Entries with chart source code:
===

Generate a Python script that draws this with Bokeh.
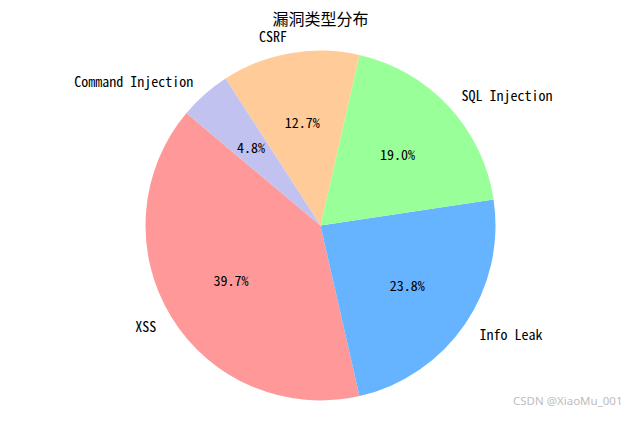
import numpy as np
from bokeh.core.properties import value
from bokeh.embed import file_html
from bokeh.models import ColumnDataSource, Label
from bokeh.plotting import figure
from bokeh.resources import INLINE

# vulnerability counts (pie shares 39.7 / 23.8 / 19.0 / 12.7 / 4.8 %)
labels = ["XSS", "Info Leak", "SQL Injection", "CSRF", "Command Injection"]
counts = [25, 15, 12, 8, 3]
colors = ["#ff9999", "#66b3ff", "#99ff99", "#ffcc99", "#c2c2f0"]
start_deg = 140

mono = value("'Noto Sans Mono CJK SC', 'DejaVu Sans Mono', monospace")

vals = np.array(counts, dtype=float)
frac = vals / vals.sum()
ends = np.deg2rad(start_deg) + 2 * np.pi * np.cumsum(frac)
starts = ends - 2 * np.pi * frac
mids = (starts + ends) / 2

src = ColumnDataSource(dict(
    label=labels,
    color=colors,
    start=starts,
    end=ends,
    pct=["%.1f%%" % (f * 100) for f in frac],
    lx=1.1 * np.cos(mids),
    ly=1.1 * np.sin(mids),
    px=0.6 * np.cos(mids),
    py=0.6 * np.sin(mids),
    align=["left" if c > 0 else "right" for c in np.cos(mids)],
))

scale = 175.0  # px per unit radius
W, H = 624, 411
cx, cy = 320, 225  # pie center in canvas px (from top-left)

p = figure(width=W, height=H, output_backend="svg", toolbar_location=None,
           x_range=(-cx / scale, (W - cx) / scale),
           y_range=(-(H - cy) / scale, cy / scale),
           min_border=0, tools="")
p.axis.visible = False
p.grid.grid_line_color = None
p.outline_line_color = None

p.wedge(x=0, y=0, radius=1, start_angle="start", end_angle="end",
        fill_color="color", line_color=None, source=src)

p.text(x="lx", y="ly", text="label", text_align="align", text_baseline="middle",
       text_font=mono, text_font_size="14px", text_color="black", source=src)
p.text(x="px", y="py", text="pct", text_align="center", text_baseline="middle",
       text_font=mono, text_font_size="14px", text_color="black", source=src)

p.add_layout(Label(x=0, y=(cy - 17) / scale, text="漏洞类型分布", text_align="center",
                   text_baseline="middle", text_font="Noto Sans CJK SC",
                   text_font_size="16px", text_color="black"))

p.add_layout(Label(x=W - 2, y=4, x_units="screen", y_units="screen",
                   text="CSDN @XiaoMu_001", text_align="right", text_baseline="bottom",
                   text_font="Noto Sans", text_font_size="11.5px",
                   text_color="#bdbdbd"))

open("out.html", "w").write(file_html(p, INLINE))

===

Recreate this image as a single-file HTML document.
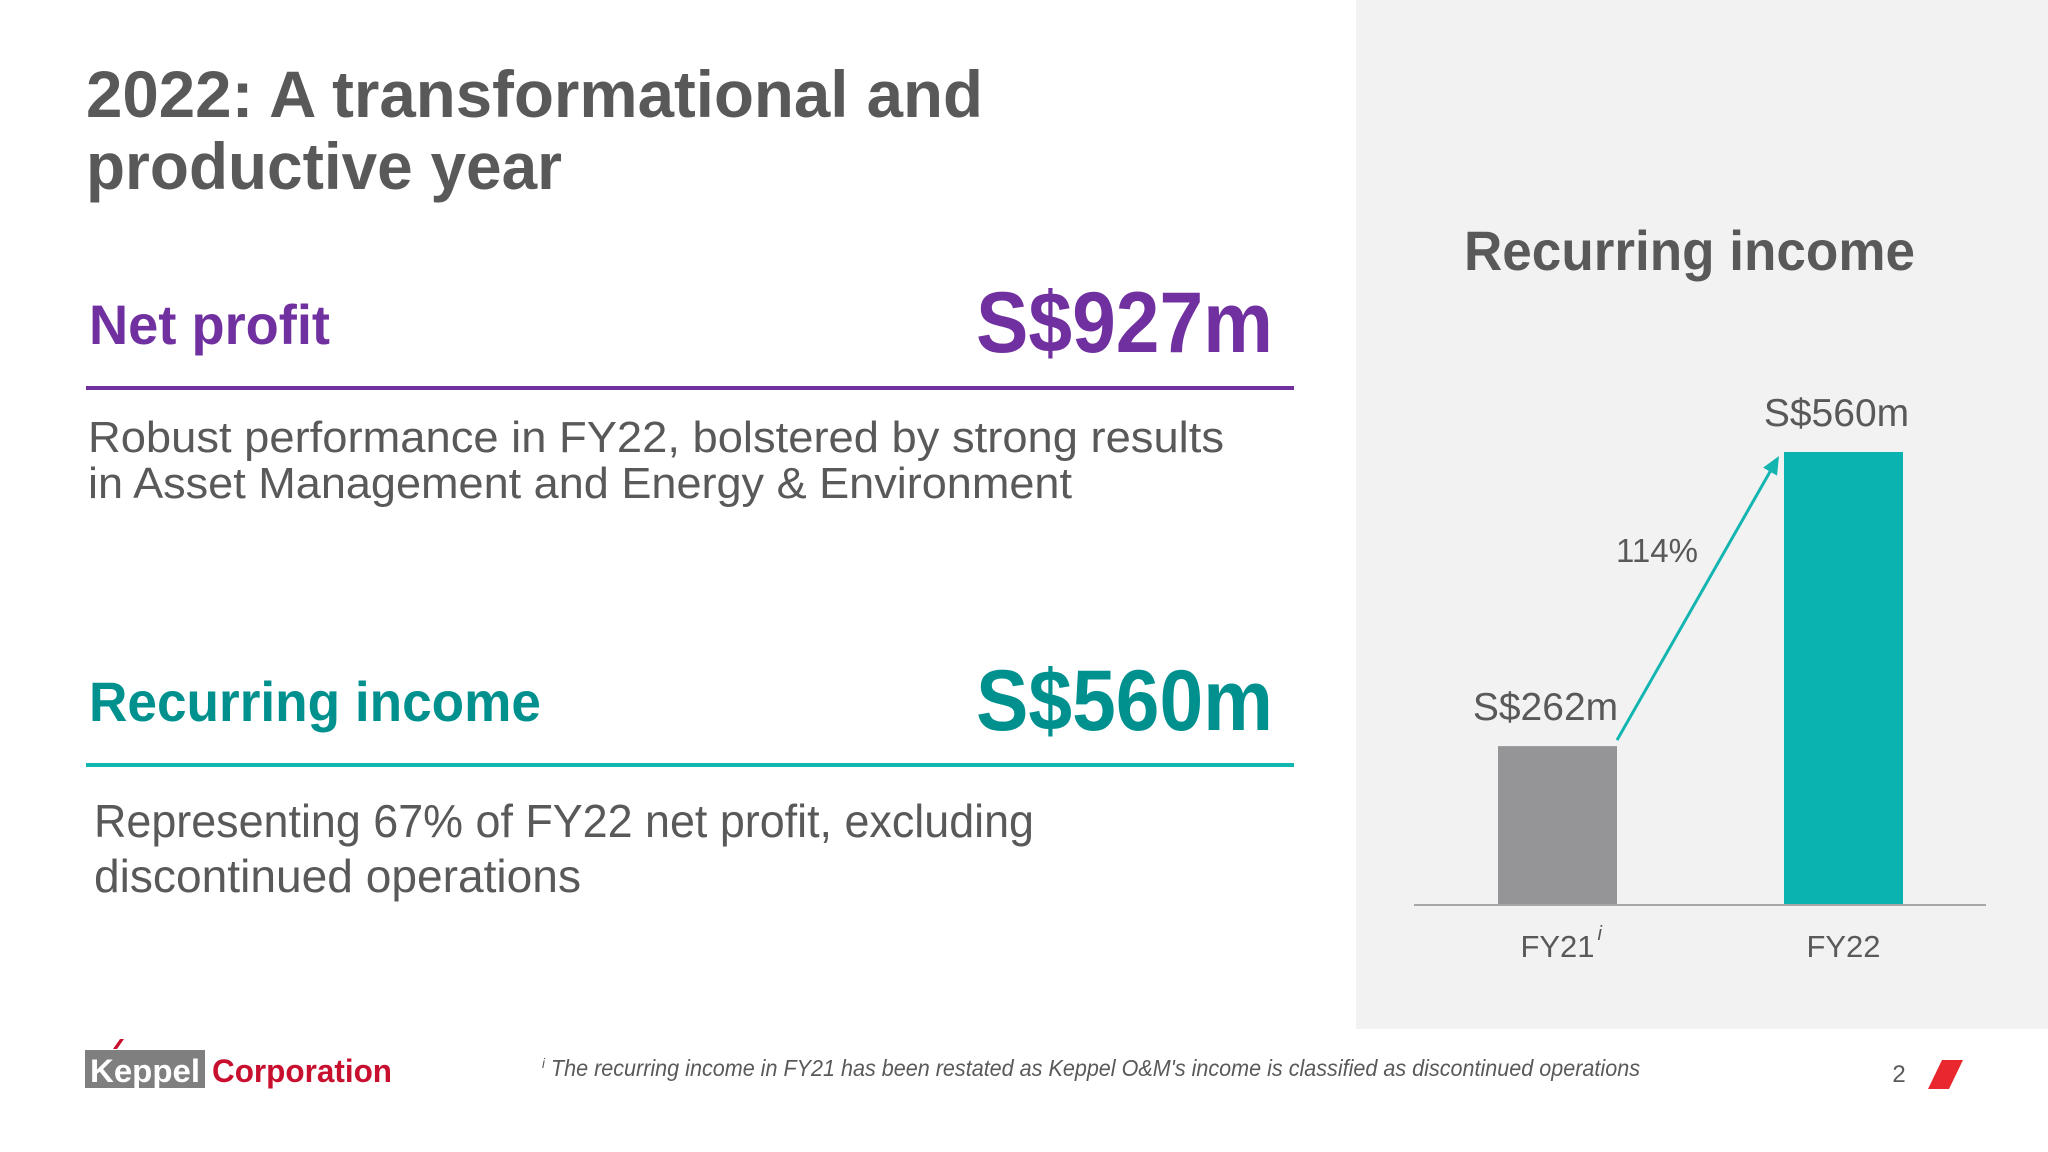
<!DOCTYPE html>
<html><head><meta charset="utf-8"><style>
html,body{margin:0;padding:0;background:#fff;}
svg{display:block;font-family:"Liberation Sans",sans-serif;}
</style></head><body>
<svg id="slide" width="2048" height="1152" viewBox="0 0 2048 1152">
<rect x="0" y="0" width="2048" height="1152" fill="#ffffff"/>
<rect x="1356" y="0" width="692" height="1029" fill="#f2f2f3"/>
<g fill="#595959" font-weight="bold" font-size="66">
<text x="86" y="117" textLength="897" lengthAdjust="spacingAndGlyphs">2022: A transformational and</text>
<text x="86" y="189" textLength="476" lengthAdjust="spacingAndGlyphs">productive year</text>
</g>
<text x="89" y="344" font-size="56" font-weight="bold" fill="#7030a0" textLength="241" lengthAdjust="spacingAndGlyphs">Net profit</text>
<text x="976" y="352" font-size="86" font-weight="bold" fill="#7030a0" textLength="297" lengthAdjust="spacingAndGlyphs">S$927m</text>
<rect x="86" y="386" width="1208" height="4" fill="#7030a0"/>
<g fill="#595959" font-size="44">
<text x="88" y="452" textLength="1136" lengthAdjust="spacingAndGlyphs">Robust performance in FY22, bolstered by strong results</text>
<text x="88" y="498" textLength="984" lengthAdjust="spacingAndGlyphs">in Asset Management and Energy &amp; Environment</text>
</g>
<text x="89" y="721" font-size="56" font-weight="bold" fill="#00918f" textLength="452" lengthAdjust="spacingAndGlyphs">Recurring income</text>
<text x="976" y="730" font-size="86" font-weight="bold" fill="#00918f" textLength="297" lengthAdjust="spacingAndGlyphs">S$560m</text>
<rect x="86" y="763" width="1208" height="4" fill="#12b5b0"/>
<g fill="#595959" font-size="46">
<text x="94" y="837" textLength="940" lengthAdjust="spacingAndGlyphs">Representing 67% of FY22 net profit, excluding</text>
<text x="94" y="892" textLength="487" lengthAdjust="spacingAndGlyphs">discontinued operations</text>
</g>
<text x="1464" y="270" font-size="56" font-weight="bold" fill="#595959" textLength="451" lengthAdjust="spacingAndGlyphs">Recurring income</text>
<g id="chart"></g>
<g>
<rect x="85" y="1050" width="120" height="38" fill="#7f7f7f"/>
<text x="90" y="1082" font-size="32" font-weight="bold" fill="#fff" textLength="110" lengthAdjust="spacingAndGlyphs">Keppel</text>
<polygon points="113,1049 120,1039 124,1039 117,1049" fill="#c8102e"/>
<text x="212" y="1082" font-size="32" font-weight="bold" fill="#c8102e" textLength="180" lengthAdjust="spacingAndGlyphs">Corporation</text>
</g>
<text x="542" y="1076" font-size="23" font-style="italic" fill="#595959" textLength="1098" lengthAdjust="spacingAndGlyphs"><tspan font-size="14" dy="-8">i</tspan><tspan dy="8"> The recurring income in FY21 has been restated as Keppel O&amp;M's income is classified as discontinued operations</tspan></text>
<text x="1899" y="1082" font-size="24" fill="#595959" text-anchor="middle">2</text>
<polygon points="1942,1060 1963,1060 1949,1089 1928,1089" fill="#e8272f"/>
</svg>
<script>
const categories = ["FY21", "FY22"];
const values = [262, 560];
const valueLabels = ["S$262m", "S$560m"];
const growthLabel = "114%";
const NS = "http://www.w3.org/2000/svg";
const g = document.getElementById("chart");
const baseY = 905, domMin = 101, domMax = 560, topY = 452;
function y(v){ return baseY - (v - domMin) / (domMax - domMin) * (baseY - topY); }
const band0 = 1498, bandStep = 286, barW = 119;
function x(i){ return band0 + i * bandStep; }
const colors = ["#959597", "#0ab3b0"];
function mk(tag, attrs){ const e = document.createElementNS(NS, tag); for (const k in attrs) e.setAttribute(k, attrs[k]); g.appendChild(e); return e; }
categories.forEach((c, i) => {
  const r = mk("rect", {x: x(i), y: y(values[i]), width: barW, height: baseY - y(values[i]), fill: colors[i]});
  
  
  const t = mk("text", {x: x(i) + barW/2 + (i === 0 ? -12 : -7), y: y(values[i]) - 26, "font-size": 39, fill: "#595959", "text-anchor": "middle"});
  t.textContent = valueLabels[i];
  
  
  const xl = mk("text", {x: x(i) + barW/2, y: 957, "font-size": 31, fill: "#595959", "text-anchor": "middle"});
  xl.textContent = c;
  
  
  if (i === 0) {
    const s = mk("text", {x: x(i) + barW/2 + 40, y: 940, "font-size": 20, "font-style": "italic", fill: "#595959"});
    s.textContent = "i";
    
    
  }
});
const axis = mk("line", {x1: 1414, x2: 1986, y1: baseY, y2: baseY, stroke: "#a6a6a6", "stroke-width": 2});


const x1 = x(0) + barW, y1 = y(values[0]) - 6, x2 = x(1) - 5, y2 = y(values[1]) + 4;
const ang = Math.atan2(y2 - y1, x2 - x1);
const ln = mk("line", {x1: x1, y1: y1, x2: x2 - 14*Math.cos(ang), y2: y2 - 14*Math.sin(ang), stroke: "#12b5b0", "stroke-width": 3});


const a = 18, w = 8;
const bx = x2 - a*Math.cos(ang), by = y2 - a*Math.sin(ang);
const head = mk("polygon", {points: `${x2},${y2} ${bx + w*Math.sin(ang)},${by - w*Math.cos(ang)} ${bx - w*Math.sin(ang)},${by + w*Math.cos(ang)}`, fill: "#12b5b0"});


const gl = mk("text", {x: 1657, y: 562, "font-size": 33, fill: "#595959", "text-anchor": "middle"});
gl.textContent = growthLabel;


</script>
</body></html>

===

Work to do: Your task is to report how many lines of the material include the string "script". Give the number and no other words.

Reply: 3